On this day 30 years ago the Las Vegas Hilton was set on fire by a 23 year old bus boy killing 8 and injuring hundreds of others.
Retired Las Vegas police homicide Detective Chuck Lee, who got Cline's confession during a polygraph test, always believed Cline intentionally set the deadly fire, perhaps as part of a homosexual encounter in that eighth-floor elevator lobby.
On the night of the fire, Cline was working as a busboy in the hotel's east tower.
Now 53 and balding, Cline revealed he never had been completely honest about what happened that night. He never told his family, and he never told his lawyers. But now, he wants everyone to know the truth. Cline said he was on his break when he sat on the couch in the elevator lobby to smoke a marijuana cigarette mixed with cocaine and dipped in PCP that his roommate had given him.
Cline's roommate had warned him not to smoke it all at once -- advice he ignored.
"Why did I mess with that stuff that I shouldn't have?" he said. "Messing with the drugs.
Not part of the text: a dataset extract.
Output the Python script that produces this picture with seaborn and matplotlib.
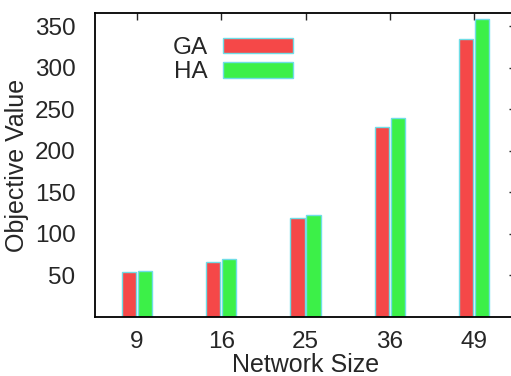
import numpy as np
import pandas as pd
import matplotlib
matplotlib.use("Agg")
import matplotlib.pyplot as plt
import seaborn as sns

# --- datos ---
network_sizes = ["9", "16", "25", "36", "49"]
ga_values = [54, 66, 119, 229, 335]
ha_values = [55, 70, 123, 240, 359]
series_names = ["GA", "HA"]
y_ticks = [50, 100, 150, 200, 250, 300, 350]

df = pd.DataFrame({
    "size": network_sizes * 2,
    "value": ga_values + ha_values,
    "algo": [series_names[0]] * len(network_sizes) + [series_names[1]] * len(network_sizes),
})

sns.set_style("white")
plt.rcParams["font.family"] = ["Liberation Sans", "DejaVu Sans"]

fig = plt.figure(figsize=(5.11, 3.76), dpi=100)
ax = fig.add_axes([95 / 511, 59 / 376, 421 / 511, 304 / 376])

palette = {"GA": "#f54848", "HA": "#3cf048"}
sns.barplot(
    data=df, x="size", y="value", hue="algo", order=network_sizes,
    palette=palette, width=0.38, gap=0.12, edgecolor="#6fdde6",
    linewidth=1.0, ax=ax, saturation=1,
)

ax.set_xlim(-0.5, 4.5)
ax.set_ylim(0, 366)
ax.set_yticks(y_ticks)
ax.set_xlabel("Network Size", fontsize=18, labelpad=0)
ax.set_ylabel("Objective Value", fontsize=18, labelpad=4)
ax.tick_params(axis="both", labelsize=17.5, direction="in", length=5,
               top=True, right=True, width=1)
ax.tick_params(axis="x", pad=10)
ax.tick_params(axis="y", pad=14)
for s in ax.spines.values():
    s.set_linewidth(1.3)
    s.set_color("black")
ax.spines["right"].set_visible(False)

leg = ax.legend(
    loc="upper left", bbox_to_anchor=(0.133, 0.993), frameon=False,
    markerfirst=False, fontsize=17.5, handlelength=2.9, handleheight=0.6,
    labelspacing=0.1, handletextpad=0.6, title=None,
)

fig.savefig("out.png", dpi=100)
I couldn't handle it. I was weak-minded."
Then, "for no reason, I just, I had his lighter, and I lit the curtains on fire," he said.
The flames grew fast, climbing the curtains and igniting the couch. Cline said he called the hotel operator to report the fire. He remembered a security guard stopping by with a fire extinguisher that didn't work.
The guard left to find another one, and the flames kept growing. Cline banged on room doors to warn guests before heading downstairs to his work area. "The smoke on the ceiling started getting darker and darker and lower and lower,'' he said. "I got scared." He joined other workers in the employee parking lot and watched the brilliant flames climbing the side of the building, then the largest hotel in the world with 2,783 rooms.
Panic set in as flames climbed into the night sky, rekindling memories of the deadly MGM Grand hotel fire less than three months earlier. Shortly after 8 p.m., firetrucks surrounded the burning hotel. Guests broke windows and cried for help. Bedsheets tied into makeshift ropes hung from windows. Helicopters plucked people from the rooftop. Inside, hotel workers told people to stay in their rooms with towels under the doors as the hallways filled with black smoke. Seven people died from smoke inhalation, three of them in the eighth-floor elevator lobby where the blaze began.
Another victim, Bruce Glenn, 47, of Plymouth, Minn., fell or jumped to his death from a 16th-floor window.
Also killed in the fire were Dennis McFarland, 32, Boone, Iowa; Frank Greenfield, 22, West Bloomfield, Mich.; Robert Leach, 54, Honolulu; Harry Gaines, 69, and his wife, Lorraine Gaines, 67, Los Angeles; Zeny Carvalho, 64, Rio de Janeiro, Brazil; and Jack Turinsky, 41, Anchorage, Alaska.
About 200 others were injured in the blaze. As he watched the horror unfold, Cline thought to himself that he had it coming.
"I was thinking, you know, all the stuff I had done prior -- stealing cars, stealing money -- was all coming back on me. When you do bad stuff, karma comes back on you. You don't get away with nothing, you know. It just comes back and gets you."
Cline filled out three written statements that night, one for the hotel, one for fire investigators and one for police. It was the last one that made him a suspect.
In all of the statements, he wrote how he had discovered the fire, called the operator and banged on doors. He also wrote that he had grabbed a wastebasket and filled it with water in an attempt to quell the flames.But in his statement to police, he made what authorities considered a Freudian slip.
"I grabbed a trash can and filled it up with fire, and I put the couch out & then I went to get some more fire (the word was crossed out) water to put the curtain out," the statement read.
Homicide detectives questioned him the next day.
Woman's testimony sealed fate
After a polygraph test, Lee knew Cline wasn't being completely honest.
The veteran homicide detective called his bluff, and Cline broke down: He said he was on the couch having sex with a man named Joe. They were smoking a marijuana cigarette that accidentally caught the curtains on fire. "I never believed it was an accident," Lee said.